● Directions:
Your task is to quote the listing below exactly, beginning with its first line and ending on the line bearing "import numpy as np".

● Information shown:
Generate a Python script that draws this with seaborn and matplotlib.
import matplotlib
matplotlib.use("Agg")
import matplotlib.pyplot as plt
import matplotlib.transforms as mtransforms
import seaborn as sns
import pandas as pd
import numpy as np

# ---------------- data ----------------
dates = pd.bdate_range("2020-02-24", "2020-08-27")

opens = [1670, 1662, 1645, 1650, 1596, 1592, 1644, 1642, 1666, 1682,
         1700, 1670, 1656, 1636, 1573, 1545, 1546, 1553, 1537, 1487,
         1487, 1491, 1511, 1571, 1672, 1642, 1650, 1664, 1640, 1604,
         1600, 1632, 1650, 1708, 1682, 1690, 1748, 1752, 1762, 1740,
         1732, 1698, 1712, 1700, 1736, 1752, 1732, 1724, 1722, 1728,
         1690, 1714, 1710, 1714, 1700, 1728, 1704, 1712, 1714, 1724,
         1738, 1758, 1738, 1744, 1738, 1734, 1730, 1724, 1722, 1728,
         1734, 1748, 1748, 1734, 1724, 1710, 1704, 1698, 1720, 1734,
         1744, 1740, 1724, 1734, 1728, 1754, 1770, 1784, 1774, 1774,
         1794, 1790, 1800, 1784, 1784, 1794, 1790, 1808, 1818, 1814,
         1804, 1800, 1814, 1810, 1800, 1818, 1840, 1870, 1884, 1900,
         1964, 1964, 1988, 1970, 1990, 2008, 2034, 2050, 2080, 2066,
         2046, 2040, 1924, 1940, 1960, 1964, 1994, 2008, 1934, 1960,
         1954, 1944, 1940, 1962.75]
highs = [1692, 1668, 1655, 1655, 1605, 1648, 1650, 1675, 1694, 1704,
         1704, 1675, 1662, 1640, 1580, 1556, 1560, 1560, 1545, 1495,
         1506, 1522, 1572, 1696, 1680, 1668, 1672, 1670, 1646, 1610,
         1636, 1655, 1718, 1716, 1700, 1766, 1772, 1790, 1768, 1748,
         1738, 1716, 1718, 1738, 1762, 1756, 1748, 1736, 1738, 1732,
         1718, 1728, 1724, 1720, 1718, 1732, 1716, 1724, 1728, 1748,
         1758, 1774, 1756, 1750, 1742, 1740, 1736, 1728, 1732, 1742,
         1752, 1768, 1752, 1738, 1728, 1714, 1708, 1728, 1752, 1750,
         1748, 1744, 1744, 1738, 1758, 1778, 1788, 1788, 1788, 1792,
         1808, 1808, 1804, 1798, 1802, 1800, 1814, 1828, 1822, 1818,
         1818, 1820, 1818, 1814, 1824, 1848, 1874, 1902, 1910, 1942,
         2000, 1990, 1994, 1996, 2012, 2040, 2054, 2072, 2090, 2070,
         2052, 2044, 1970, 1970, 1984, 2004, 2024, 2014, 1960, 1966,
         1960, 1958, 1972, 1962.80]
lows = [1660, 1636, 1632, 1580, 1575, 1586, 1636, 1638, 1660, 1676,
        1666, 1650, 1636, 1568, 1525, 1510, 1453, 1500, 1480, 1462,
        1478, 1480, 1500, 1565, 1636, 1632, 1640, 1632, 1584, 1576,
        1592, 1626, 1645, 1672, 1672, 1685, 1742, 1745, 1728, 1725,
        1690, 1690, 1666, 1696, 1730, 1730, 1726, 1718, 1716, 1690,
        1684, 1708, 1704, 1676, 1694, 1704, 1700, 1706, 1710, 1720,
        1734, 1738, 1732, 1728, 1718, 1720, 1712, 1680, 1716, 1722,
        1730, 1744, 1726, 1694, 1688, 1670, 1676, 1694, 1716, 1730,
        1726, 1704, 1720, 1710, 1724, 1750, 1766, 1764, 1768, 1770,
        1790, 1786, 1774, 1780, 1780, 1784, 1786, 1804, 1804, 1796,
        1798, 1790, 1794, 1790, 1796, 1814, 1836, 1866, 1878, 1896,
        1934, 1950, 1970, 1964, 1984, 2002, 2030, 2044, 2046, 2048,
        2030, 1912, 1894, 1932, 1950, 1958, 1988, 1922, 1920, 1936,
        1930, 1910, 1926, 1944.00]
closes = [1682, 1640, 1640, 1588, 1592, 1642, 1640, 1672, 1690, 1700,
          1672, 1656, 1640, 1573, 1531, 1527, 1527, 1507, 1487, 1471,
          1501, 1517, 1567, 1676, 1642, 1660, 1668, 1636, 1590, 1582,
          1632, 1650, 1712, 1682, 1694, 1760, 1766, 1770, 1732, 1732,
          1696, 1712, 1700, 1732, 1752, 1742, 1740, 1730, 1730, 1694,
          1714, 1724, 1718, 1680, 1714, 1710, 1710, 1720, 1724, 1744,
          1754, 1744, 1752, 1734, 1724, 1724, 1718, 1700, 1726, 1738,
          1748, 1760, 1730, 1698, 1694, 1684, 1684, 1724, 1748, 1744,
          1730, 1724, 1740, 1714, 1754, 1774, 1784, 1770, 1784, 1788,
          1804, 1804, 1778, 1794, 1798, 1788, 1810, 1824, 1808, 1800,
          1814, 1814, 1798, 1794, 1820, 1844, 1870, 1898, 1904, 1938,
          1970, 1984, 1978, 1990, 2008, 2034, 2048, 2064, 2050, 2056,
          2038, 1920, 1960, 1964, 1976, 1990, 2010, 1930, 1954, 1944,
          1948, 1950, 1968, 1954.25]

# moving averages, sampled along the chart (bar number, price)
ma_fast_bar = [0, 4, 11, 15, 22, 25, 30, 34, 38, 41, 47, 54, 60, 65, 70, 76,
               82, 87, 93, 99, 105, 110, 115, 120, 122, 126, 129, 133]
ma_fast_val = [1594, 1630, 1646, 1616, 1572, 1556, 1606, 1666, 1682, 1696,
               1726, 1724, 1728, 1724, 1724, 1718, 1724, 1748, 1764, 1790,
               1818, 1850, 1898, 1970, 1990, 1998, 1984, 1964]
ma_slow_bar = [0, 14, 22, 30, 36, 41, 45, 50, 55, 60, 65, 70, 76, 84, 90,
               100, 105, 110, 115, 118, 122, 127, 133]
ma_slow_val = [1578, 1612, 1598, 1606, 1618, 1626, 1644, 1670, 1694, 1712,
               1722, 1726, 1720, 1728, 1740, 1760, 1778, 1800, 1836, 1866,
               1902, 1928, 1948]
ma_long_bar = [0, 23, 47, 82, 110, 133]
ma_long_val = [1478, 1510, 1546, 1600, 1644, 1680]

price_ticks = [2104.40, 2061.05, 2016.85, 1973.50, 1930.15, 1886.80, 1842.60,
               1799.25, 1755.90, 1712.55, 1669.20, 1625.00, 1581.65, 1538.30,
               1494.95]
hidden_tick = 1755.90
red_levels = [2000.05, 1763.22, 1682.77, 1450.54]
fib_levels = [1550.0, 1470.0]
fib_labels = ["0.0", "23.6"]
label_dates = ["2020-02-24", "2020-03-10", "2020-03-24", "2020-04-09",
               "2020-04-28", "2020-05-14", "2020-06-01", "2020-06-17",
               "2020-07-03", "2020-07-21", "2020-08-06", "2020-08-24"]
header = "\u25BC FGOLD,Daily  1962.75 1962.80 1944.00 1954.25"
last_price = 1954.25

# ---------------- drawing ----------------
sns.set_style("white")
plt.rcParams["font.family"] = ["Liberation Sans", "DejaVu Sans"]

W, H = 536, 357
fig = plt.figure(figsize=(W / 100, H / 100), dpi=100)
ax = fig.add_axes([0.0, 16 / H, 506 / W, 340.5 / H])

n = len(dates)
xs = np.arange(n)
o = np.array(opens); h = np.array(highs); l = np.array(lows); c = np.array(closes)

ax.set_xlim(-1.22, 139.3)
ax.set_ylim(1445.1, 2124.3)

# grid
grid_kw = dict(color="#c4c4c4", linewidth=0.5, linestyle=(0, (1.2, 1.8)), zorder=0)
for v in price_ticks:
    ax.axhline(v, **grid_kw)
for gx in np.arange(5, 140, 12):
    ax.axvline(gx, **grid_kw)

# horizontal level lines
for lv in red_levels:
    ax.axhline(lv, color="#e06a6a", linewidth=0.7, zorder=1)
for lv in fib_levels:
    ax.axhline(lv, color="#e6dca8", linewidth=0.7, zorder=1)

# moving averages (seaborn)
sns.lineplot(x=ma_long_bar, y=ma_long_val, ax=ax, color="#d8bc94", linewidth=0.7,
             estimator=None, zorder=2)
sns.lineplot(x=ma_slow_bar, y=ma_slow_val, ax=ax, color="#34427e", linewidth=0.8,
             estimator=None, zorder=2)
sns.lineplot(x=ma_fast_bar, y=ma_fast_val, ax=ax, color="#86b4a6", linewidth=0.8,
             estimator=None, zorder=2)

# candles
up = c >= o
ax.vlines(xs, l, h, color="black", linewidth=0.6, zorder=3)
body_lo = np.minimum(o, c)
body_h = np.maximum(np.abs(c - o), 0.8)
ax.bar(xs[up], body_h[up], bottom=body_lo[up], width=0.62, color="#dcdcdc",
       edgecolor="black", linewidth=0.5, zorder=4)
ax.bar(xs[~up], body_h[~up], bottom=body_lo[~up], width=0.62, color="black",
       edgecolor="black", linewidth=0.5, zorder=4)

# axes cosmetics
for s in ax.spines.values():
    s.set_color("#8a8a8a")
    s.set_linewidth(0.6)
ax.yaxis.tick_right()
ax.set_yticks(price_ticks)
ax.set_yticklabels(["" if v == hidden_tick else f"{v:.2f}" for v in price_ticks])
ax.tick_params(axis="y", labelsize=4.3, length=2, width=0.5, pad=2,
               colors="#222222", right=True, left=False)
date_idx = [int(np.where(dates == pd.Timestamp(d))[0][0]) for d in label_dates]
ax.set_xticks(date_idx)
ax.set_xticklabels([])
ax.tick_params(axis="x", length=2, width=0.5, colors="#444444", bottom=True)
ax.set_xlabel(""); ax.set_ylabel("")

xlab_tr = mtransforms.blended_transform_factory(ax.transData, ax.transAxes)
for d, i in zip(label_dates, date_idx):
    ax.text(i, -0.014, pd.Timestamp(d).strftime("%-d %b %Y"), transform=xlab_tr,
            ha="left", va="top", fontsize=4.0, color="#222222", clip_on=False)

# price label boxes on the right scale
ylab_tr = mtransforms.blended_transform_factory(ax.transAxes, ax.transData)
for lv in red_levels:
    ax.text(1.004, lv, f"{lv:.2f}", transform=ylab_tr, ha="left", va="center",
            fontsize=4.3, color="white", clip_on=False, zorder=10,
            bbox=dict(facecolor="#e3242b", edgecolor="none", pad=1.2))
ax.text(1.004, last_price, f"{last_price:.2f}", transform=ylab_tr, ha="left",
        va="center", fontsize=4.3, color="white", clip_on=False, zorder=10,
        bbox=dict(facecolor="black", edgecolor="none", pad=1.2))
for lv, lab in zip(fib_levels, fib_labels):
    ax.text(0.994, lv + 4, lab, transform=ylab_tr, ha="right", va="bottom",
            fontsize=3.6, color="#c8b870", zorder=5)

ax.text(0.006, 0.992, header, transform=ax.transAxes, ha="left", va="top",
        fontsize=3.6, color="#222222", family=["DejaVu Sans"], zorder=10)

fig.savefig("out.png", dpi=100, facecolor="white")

● Solved exercise:
Generate a Python script that draws this with seaborn and matplotlib.
import matplotlib
matplotlib.use("Agg")
import matplotlib.pyplot as plt
import matplotlib.transforms as mtransforms
import seaborn as sns
import pandas as pd
import numpy as np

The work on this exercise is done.